In [123]:
%load_ext autoreload
%autoreload 2

The autoreload extension is already loaded. To reload it, use:
  %reload_ext autoreload


In [125]:
import os
import json

def filter_skip_relations(all_relations, allowed_relations):
    """Return a list of relations not in allowed_relations."""
    return [r for r in all_relations if r not in allowed_relations]


def transform_data_to_llm_format(data, start_idx=0, skip_relations=[]):
    """Transform the given data into LLM ready dialogue format."""
    new_data = []
    identity_counter = start_idx

    for conversation, triples in data:
        triples_text = [
            {
                "x": triple["x"],
                "r": triple["r"][0].split(':')[-1],
                "y": triple["y"]
            }
            for triple in triples
            if triple["r"] and triple["r"][0].split(':')[-1] not in skip_relations
        ]

        conversation_entry = {
            "id": f"identity_{identity_counter}",
            "conversations": [
                {"from": "human", "value": "\n".join(conversation)},
                {"from": "gpt", "value": str(json.dumps(triples_text))}
            ]
        }

        identity_counter += 1

        if triples_text:
            new_data.append(conversation_entry)

    return new_data


def create_directory_if_not_exists(directory_path):
    """Create a directory if it does not already exist."""
    if not os.path.exists(directory_path):
        os.makedirs(directory_path)


def process_and_save_data(file_sets, input_dir, output_dir, skip_relations):
    """Process the input data and save in the specified format."""
    for files in file_sets:
        dataset_name = f"dialog-re-llama-{len(allowed_relations)}cls-{'-'.join(files)}"
        last_data_idx = 0
        new_format = []

        create_directory_if_not_exists(output_dir)

        for f in files:
            input_data_path = os.path.join(input_dir, f'{f}.json')
            
            # Check if file exists
            if os.path.exists(input_data_path):
                with open(input_data_path, encoding='utf8') as fp:
                    data = json.load(fp)

                new_format.extend(transform_data_to_llm_format(data, start_idx=last_data_idx, skip_relations=skip_relations))
                last_data_idx = len(new_format)

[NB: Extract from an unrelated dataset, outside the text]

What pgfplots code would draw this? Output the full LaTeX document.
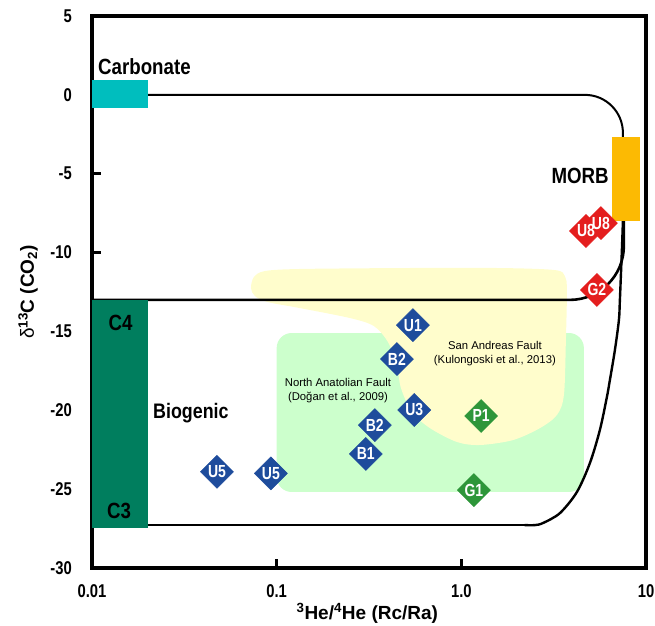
\documentclass[border=0pt]{standalone}
\usepackage{fontspec}
\setmainfont{Liberation Sans}
\newfontfamily\cond{Liberation Sans}[FakeStretch=0.85]
\newfontfamily\condd{Liberation Sans}[FakeStretch=0.8]
\usepackage{pgfplots}
\pgfplotsset{compat=1.18}
\definecolor{carb}{RGB}{0,190,190}
\definecolor{morb}{RGB}{252,186,3}
\definecolor{bio}{RGB}{0,126,94}
\definecolor{yel}{RGB}{255,253,204}
\definecolor{grn}{RGB}{204,255,204}
\definecolor{dblue}{RGB}{30,76,156}
\definecolor{dgreen}{RGB}{46,150,58}
\definecolor{dred}{RGB}{228,30,30}
\pgfplotsset{
  diam/.style={only marks, mark=square*, mark size=11.7pt, mark options={rotate=45, fill=#1, draw=#1}},
  diamlab/.style={only marks, mark=none, nodes near coords, point meta=explicit symbolic,
    every node near coord/.append style={anchor=center, inner sep=0pt, text=white, font=\condd\bfseries\fontsize{17.5}{17.5}\selectfont}},
}
\begin{document}
\begin{tikzpicture}
\path[use as bounding box] (-92pt,-57pt) rectangle (563pt,568pt);
\begin{axis}[
  at={(0,0)}, anchor=south west,
  scale only axis, width=554pt, height=552pt,
  xmode=log, xmin=0.01, xmax=10, ymin=-30, ymax=5,
  xtick={0.01,0.1,1,10}, xticklabels={0.01,0.1,1.0,10},
  xminorticks=false,
  ytick={-30,-25,-20,-15,-10,-5,0,5},
  yticklabels={-30,-25,-20,-15,-10,-5,0,5},
  tick align=inside, xtick pos=bottom, ytick pos=left,
  major tick length=9pt,
  every tick/.style={black, line width=3pt},
  axis line style={line width=3.3pt},
  xticklabel style={font=\condd\bfseries\fontsize{18.5}{20}\selectfont, anchor=base, yshift=-29pt},
  yticklabel style={font=\condd\bfseries\fontsize{18.5}{20}\selectfont, anchor=east, inner sep=0pt, xshift=-20pt},
  xlabel={\textsuperscript{3}He/\textsuperscript{4}He (Rc/Ra)},
  xlabel style={font=\bfseries\fontsize{19}{20}\selectfont, at={(axis description cs:0.497,0)}, anchor=base, yshift=-51pt},
  ylabel={{\mdseries δ}\textsuperscript{13}C (CO\textsubscript{2})},
  ylabel style={font=\bfseries\fontsize{19}{20}\selectfont, at={(axis description cs:-0.1155,0.5)}, anchor=center},
]
% regions
\addplot[draw=none, fill=grn, rounded corners=15pt] coordinates {(1,-15.1) (4.61,-15.1) (4.61,-25.18) (0.1,-25.18) (0.1,-15.1) (1,-15.1)};
\addplot[draw=none, fill=yel, smooth, tension=0.5] coordinates {
(0.4651,-10.98) (1.618,-10.98) (3.213,-11.11) (3.638,-11.49) (3.730,-12.37) (3.684,-15.55) (3.594,-19.03) (3.293,-20.30) (2.665,-21.13) (1.903,-21.89) (1.261,-22.20) (0.9467,-22.01) (0.6761,-21.13) (0.5402,-20.11) (0.4710,-18.59) (0.4481,-17.13) (0.4005,-15.67) (0.3363,-14.66) (0.2493,-14.15) (0.1337,-13.52) (0.0897,-13.14) (0.0763,-12.76) (0.0726,-12.25) (0.0753,-11.55) (0.0864,-11.17) (0.1337,-11.04) (0.4651,-10.98)};
% outlines
\addplot[black, line width=2pt, rounded corners=38pt] coordinates {(0.01,0) (7.50,0) (7.50,-8)};
\addplot[black, line width=2.6pt, rounded corners=54pt] coordinates {(0.01,-13) (7.59,-13) (7.59,-8)};
\addplot[black, line width=2.4pt] coordinates {(0.01,-27.28) (2.2,-27.28)};
\addplot[black, line width=2.4pt, smooth, tension=0.5] coordinates {(2.2,-27.28) (2.503,-27.28) (2.766,-27.15) (3.419,-26.52) (4.226,-25.18) (4.971,-23.34) (5.627,-21.25) (6.141,-19.16) (6.376,-18.08) (6.786,-16.18) (7.133,-14.28) (7.222,-13.01) (7.405,-9.84) (7.50,-8.0)};
% source boxes
\addplot[draw=none, fill=carb] coordinates {(0.01,0.94) (0.0201,0.94) (0.0201,-0.83) (0.01,-0.83)};
\addplot[draw=none, fill=bio] coordinates {(0.01,-13.0) (0.0201,-13.0) (0.0201,-27.47) (0.01,-27.47)};
\addplot[draw=none, fill=morb] coordinates {(6.53,-2.67) (9.27,-2.67) (9.27,-8.0) (6.53,-8.0)};
% text
\node[font=\cond\bfseries\fontsize{22}{24}\selectfont, anchor=base west, inner sep=0pt] at (axis cs:0.01078,1.32) {Carbonate};
\node[font=\cond\bfseries\fontsize{22}{24}\selectfont, anchor=base east, inner sep=0pt] at (axis cs:6.30,-5.65) {MORB};
\node[font=\cond\bfseries\fontsize{22}{24}\selectfont, anchor=base, inner sep=0pt] at (axis cs:0.01426,-14.91) {C4};
\node[font=\cond\bfseries\fontsize{22}{24}\selectfont, anchor=base, inner sep=0pt] at (axis cs:0.0140,-26.83) {C3};
\node[font=\cond\bfseries\fontsize{21}{24}\selectfont, anchor=base west, inner sep=0pt] at (axis cs:0.0214,-20.49) {Biogenic};
\node[font=\fontsize{11.3}{14}\selectfont, align=center, inner sep=0pt] at (axis cs:0.2148,-18.72) {North Anatolian Fault\\(Doğan et al., 2009)};
\node[font=\fontsize{11.3}{14}\selectfont, align=center, inner sep=0pt] at (axis cs:1.52,-16.43) {San Andreas Fault\\(Kulongoski et al., 2013)};
% samples
\addplot[diam=dblue] table {
x y
0.547 -14.6
0.448 -16.75
0.556 -19.98
0.340 -20.94
0.304 -22.77
0.0475 -23.9
0.093 -24.0
};
\addplot[diam=dgreen] table {
x y
1.28 -20.36
1.17 -25.06
};
\addplot[diam=dred] table {
x y
5.70 -8.13
4.73 -8.63
5.42 -12.37
};
\addplot[diamlab] table[meta=label] {
x y label
0.547 -14.6 U1
0.448 -16.75 B2
0.556 -19.98 U3
0.340 -20.94 B2
0.304 -22.77 B1
0.0475 -23.9 U5
0.093 -24.0 U5
1.28 -20.36 P1
1.17 -25.06 G1
4.73 -8.63 U8
5.70 -8.13 U8
5.42 -12.37 G2
};
\end{axis}
\end{tikzpicture}
\end{document}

        output_data_path = os.path.join(output_dir, f'{dataset_name}.json')
        with open(output_data_path, 'w', encoding='utf8') as fp:
            json.dump(new_format, fp)

        print(files, len(new_format))


In [126]:
if __name__ == '__main__':
    # Relations
    all_relations = {
        "positive_impression", "negative_impression", "acquaintance", 
        "alumni", "boss", "subordinate", "client", "dates", "friends", 
        "girl/boyfriend", "neighbor", "roommate", "children", "other_family", 
        "parents", "siblings", "spouse", "place_of_residence", "visited_place", 
        "origin", "employee_or_member_of", "schools_attended", "works", "age", 
        "date_of_birth", "major", "place_of_work", "title", "alternate_names", 
        "pet", "residents_of_place", "visitors_of_place", "employees_or_members", 
        "students", "unanswerable"
    }
    allowed_relations = {"acquaintance", "children", "other_family", "parents", 
                         "siblings", "spouse", "place_of_residence", "visited_place", 
                         "pet", "residents_of_place", "visitors_of_place"}

    # allowed_relations = all_relations  # uncomment to allow all relations!

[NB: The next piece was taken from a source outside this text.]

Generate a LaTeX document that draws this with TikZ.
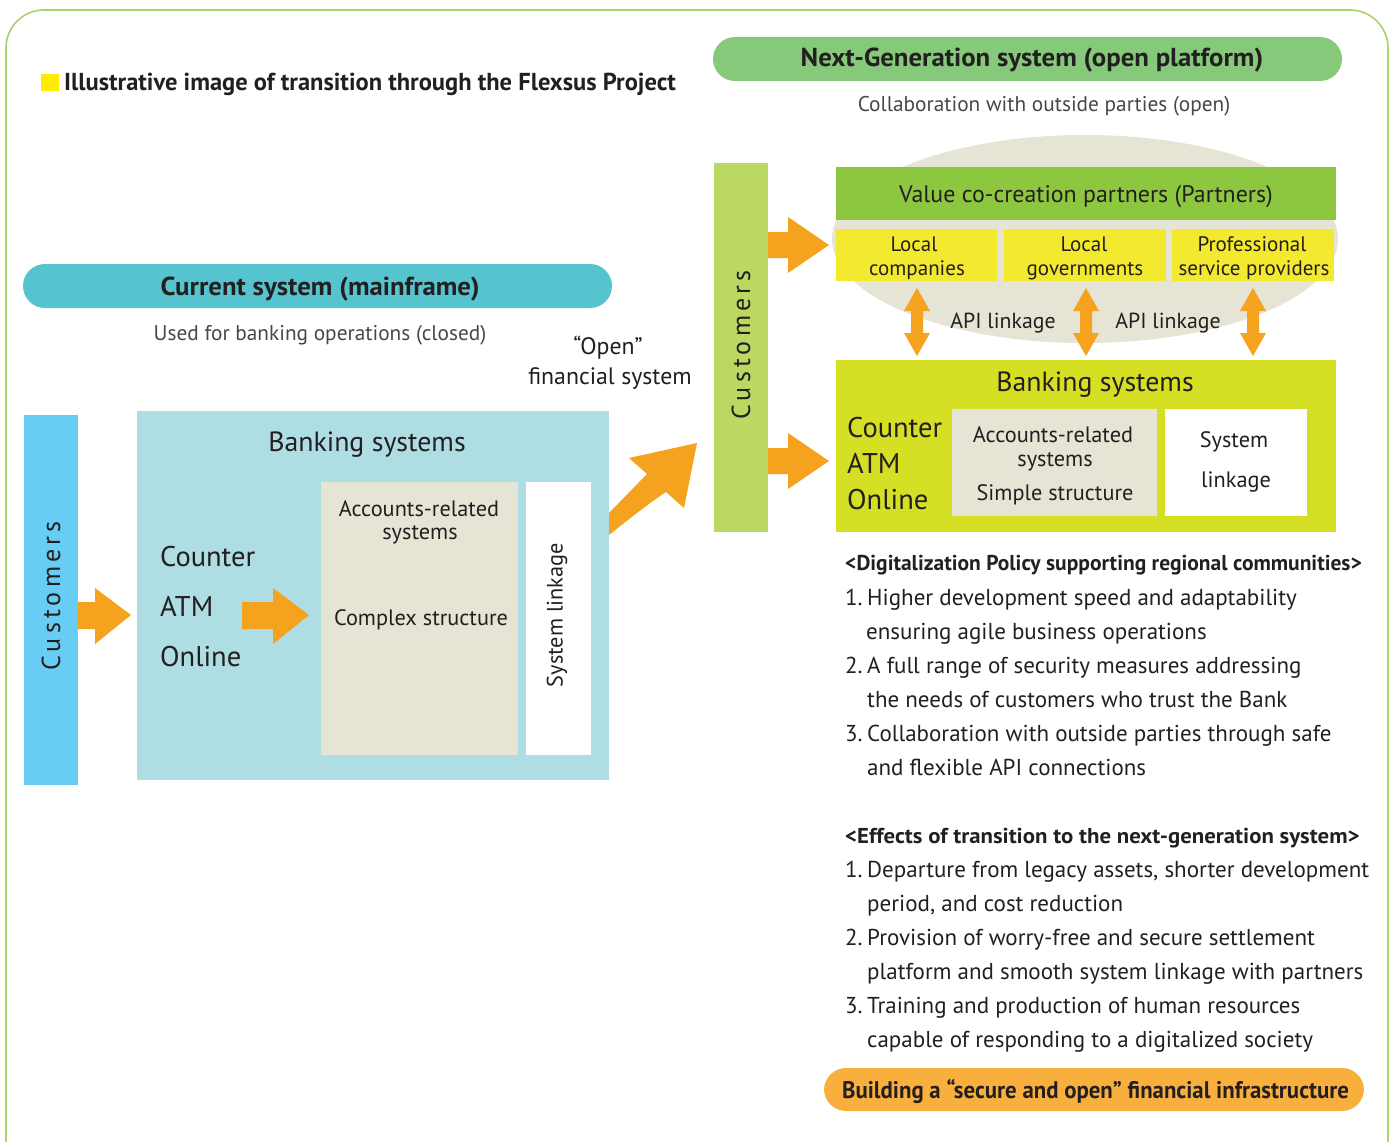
\documentclass[tikz,border=0pt]{standalone}
\usepackage{fontspec}
\setmainfont{PT Sans}
\newfontfamily\widefont[FakeStretch=1.03]{PT Sans}
\newfontfamily\narrowfont[FakeStretch=0.95]{PT Sans}
\newfontfamily\effectsfont[FakeStretch=1.06]{PT Sans}
\newfontfamily\spacedfont[LetterSpace=16]{PT Sans}
\usetikzlibrary{calc}

\definecolor{ink}{HTML}{231F20}
\definecolor{greyink}{HTML}{474747}
\definecolor{framegreen}{HTML}{A8D26A}
\definecolor{nextgen}{HTML}{86C97A}
\definecolor{current}{HTML}{56C4CF}
\definecolor{custleft}{HTML}{67CDF4}
\definecolor{bankleft}{HTML}{AEDDE3}
\definecolor{beige}{HTML}{E6E4D4}
\definecolor{custright}{HTML}{BBD862}
\definecolor{valuegreen}{HTML}{8DC63F}
\definecolor{partneryellow}{HTML}{F3E92F}
\definecolor{bankright}{HTML}{D5DF24}
\definecolor{arroworange}{HTML}{F5A21E}
\definecolor{pillorange}{HTML}{F9AF3E}
\definecolor{markyellow}{HTML}{FFED00}

\tikzset{
  box/.style={rectangle, draw=none, inner sep=0pt},
  pill/.style={rectangle, draw=none, inner sep=0pt, rounded corners=22pt},
  arrowfill/.style={fill=arroworange, draw=none},
  txt/.style={inner sep=0pt, text=ink},
  titlefont/.style={font=\bfseries\fontsize{24.5}{24.5}\selectfont},
  pillfont/.style={font=\widefont\bfseries\fontsize{26}{26}\selectfont},
  goalfont/.style={font=\narrowfont\bfseries\fontsize{24}{24}\selectfont},
  listfont/.style={font=\fontsize{23}{23}\selectfont},
  listhead/.style={font=\bfseries\fontsize{21.5}{21.5}\selectfont},
  bigfont/.style={font=\fontsize{28.5}{28.5}\selectfont},
  boxtitle/.style={font=\fontsize{27.8}{27.8}\selectfont},
  midfont/.style={font=\fontsize{22.3}{22.3}\selectfont},
  partfont/.style={font=\fontsize{21}{21}\selectfont},
  labfont/.style={font=\fontsize{23.8}{23.8}\selectfont},
  subfont/.style={font=\fontsize{21.3}{21.3}\selectfont, text=greyink},
  custfont/.style={font=\spacedfont\fontsize{26}{26}\selectfont},
}
\newcommand{\itemno}[1]{\makebox[22pt][l]{#1}}

\begin{document}
\begin{tikzpicture}[x=1pt, y=-1pt]
\useasboundingbox (0,0) rectangle (1391,1142);
\begin{scope}
\clip (0,0) rectangle (1391,1142);

% outer frame
\draw[framegreen, line width=1.6pt, rounded corners=38pt] (6,10) rectangle (1388,1180);

% heading of the whole figure
\fill[markyellow] (41,74) rectangle (59,91);
\node[txt, titlefont, anchor=base west] (title) at (64,91)
  {Illustrative image of transition through the Flexsus Project};

% ---------------- current system ----------------
\node[pill, fill=current, minimum width=589, minimum height=44] (curpill) at (317.5,286) {};
\node[txt, pillfont, anchor=base] (curpilltxt) at (320,295) {Current system (mainframe)};
\node[txt, subfont, anchor=base] (cursub) at (320,340) {Used for banking operations (closed)};

\node[box, fill=custleft, minimum width=54, minimum height=370] (custL) at (51,600) {};
\node[txt, custfont, rotate=90] (custLtxt) at (51,596) {Customers};

\node[box, fill=bankleft, minimum width=472, minimum height=369] (bankL) at (373,595.5) {};
\node[txt, boxtitle, anchor=base] (bankLtitle) at (367,451) {Banking systems};
\node[txt, bigfont, anchor=base west] (counterL) at (160,566) {Counter};
\node[txt, bigfont, anchor=base west] (atmL) at (160,616) {ATM};
\node[txt, bigfont, anchor=base west] (onlineL) at (160,666) {Online};

\node[box, fill=beige, minimum width=197, minimum height=273] (acctL) at (419.5,618.5) {};
\node[txt, midfont, anchor=base] (acctL1) at (419,516) {Accounts-related};
\node[txt, midfont, anchor=base] (acctL2) at (420,539) {systems};
\node[txt, midfont, anchor=base] (acctL3) at (421,625) {Complex structure};

\node[box, fill=white, minimum width=65, minimum height=273] (linkL) at (558.5,618.5) {};
\node[txt, midfont, rotate=90] (linkLtxt) at (557,615) {System linkage};

% block arrows of the current system
\fill[arrowfill] (78,602) -- (95,602) -- (95,588) -- (131,615) -- (95,644) -- (95,629) -- (78,629) -- cycle;
\fill[arrowfill] (242,602) -- (273,602) -- (273,588) -- (309,615) -- (273,644) -- (273,629) -- (242,629) -- cycle;

% transition arrow
\fill[arrowfill] (609,513) -- (647,474) -- (629,458) -- (697,443) -- (684,508) -- (666,492)
  .. controls (645,506) and (628,520) .. (609,535) -- cycle;
\node[txt, labfont, anchor=base] (open1) at (608,354) {“Open”};
\node[txt, labfont, anchor=base] (open2) at (610,384) {financial system};

% ---------------- next-generation system ----------------
\node[pill, fill=nextgen, minimum width=629, minimum height=44] (ngpill) at (1027.5,59) {};
\node[txt, pillfont, anchor=base] (ngpilltxt) at (1032,67) {Next-Generation system (open platform)};
\node[txt, subfont, anchor=base] (ngsub) at (1044,112) {Collaboration with outside parties (open)};

\fill[beige] (1085,239) ellipse [x radius=253, y radius=104];

\node[box, fill=custright, minimum width=54, minimum height=369] (custR) at (741,347.5) {};
\node[txt, custfont, rotate=90] (custRtxt) at (741,345) {Customers};

\node[box, fill=valuegreen, minimum width=500, minimum height=53] (value) at (1086,193.5) {};
\node[txt, font=\fontsize{23.9}{23.9}\selectfont, anchor=base] (valuetxt) at (1086,202) {Value co-creation partners (Partners)};

\node[box, fill=partneryellow, minimum width=161, minimum height=52] (p1) at (916.5,255) {};
\node[box, fill=partneryellow, minimum width=162, minimum height=52] (p2) at (1085,255) {};
\node[box, fill=partneryellow, minimum width=162, minimum height=52] (p3) at (1253,255) {};
\node[txt, partfont, anchor=base] (p1a) at (914,251) {Local};
\node[txt, partfont, anchor=base] (p1b) at (917,275) {companies};
\node[txt, partfont, anchor=base] (p2a) at (1084,251) {Local};
\node[txt, partfont, anchor=base] (p2b) at (1085,275) {governments};
\node[txt, partfont, anchor=base] (p3a) at (1252,251) {Professional};
\node[txt, partfont, anchor=base] (p3b) at (1254,275) {service providers};

\node[box, fill=bankright, minimum width=500, minimum height=172] (bankR) at (1086,446) {};
\node[txt, boxtitle, anchor=base] (bankRtitle) at (1095,391) {Banking systems};
\node[txt, bigfont, anchor=base west] (counterR) at (847,437) {Counter};
\node[txt, bigfont, anchor=base west] (atmR) at (847,473) {ATM};
\node[txt, bigfont, anchor=base west] (onlineR) at (847,509) {Online};

\node[box, fill=beige, minimum width=205, minimum height=107] (acctR) at (1054.5,462.5) {};
\node[txt, midfont, anchor=base] (acctR1) at (1053,442) {Accounts-related};
\node[txt, midfont, anchor=base] (acctR2) at (1055,466) {systems};
\node[txt, midfont, anchor=base] (acctR3) at (1055,500) {Simple structure};

\node[box, fill=white, minimum width=142, minimum height=107] (linkR) at (1236,462.5) {};
\node[txt, midfont, anchor=base] (linkR1) at (1234,447) {System};
\node[txt, midfont, anchor=base] (linkR2) at (1236,487) {linkage};

% API linkage double arrows between partners and banking systems
\foreach \ax in {917,1086,1253}{
  \fill[arrowfill] (\ax,288) -- (\ax+13,311) -- (\ax+6,311) -- (\ax+6,333) -- (\ax+13,333) -- (\ax,356)
    -- (\ax-13,333) -- (\ax-6,333) -- (\ax-6,311) -- (\ax-13,311) -- cycle;
}
\node[txt, font=\fontsize{21.8}{21.8}\selectfont, anchor=base] (api1) at (1003,328) {API linkage};
\node[txt, font=\fontsize{21.8}{21.8}\selectfont, anchor=base] (api2) at (1168,328) {API linkage};

% block arrows from customers
\fill[arrowfill] (768,232) -- (788,232) -- (788,217) -- (829,245) -- (788,273) -- (788,258) -- (768,258) -- cycle;
\fill[arrowfill] (768,448) -- (788,448) -- (788,433) -- (829,461) -- (788,489) -- (788,474) -- (768,474) -- cycle;

% ---------------- policy and effects ----------------
\node[txt, listhead, anchor=base west] (polhead) at (845,570)
  {<Digitalization Policy supporting regional communities>};
\node[txt, listfont, anchor=base west] (pol1a) at (845,605) {\itemno{1.}Higher development speed and adaptability};
\node[txt, listfont, anchor=base west] (pol1b) at (866,639) {ensuring agile business operations};
\node[txt, listfont, anchor=base west] (pol2a) at (845,673) {\itemno{2.}A full range of security measures addressing};
\node[txt, listfont, anchor=base west] (pol2b) at (867,707) {the needs of customers who trust the Bank};
\node[txt, listfont, anchor=base west] (pol3a) at (845,741) {\itemno{3.}Collaboration with outside parties through safe};
\node[txt, listfont, anchor=base west] (pol3b) at (867,775) {and flexible API connections};

\node[txt, listhead, font=\effectsfont\bfseries\fontsize{21.5}{21.5}\selectfont, anchor=base west] (effhead) at (845,843)
  {<Effects of transition to the next-generation system>};
\node[txt, listfont, anchor=base west] (eff1a) at (845,877) {\itemno{1.}Departure from legacy assets, shorter development};
\node[txt, listfont, anchor=base west] (eff1b) at (867,911) {period, and cost reduction};
\node[txt, listfont, anchor=base west] (eff2a) at (845,945) {\itemno{2.}Provision of worry-free and secure settlement};
\node[txt, listfont, anchor=base west] (eff2b) at (867,979) {platform and smooth system linkage with partners};
\node[txt, listfont, anchor=base west] (eff3a) at (845,1013) {\itemno{3.}Training and production of human resources};
\node[txt, listfont, anchor=base west] (eff3b) at (867,1047) {capable of responding to a digitalized society};

\node[pill, fill=pillorange, minimum width=540, minimum height=43] (goal) at (1094,1089.5) {};
\node[txt, goalfont, anchor=base] (goaltxt) at (1095.5,1098) {Building a “secure and open” financial infrastructure};
\end{scope}
\end{tikzpicture}
\end{document}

    skip_relations = filter_skip_relations(all_relations, allowed_relations)

    # Directories
    INPUT_DIR = "/home/murilo/RelNetCare/data/raw/dialog-re"
    OUTPUT_DIR = "/home/murilo/RelNetCare/data/processed/dialog-re-llama"
    FILE_SETS = [['train', 'dev'], ['test']]

    process_and_save_data(FILE_SETS, INPUT_DIR, OUTPUT_DIR, skip_relations)


['train', 'dev'] 1431
['test'] 357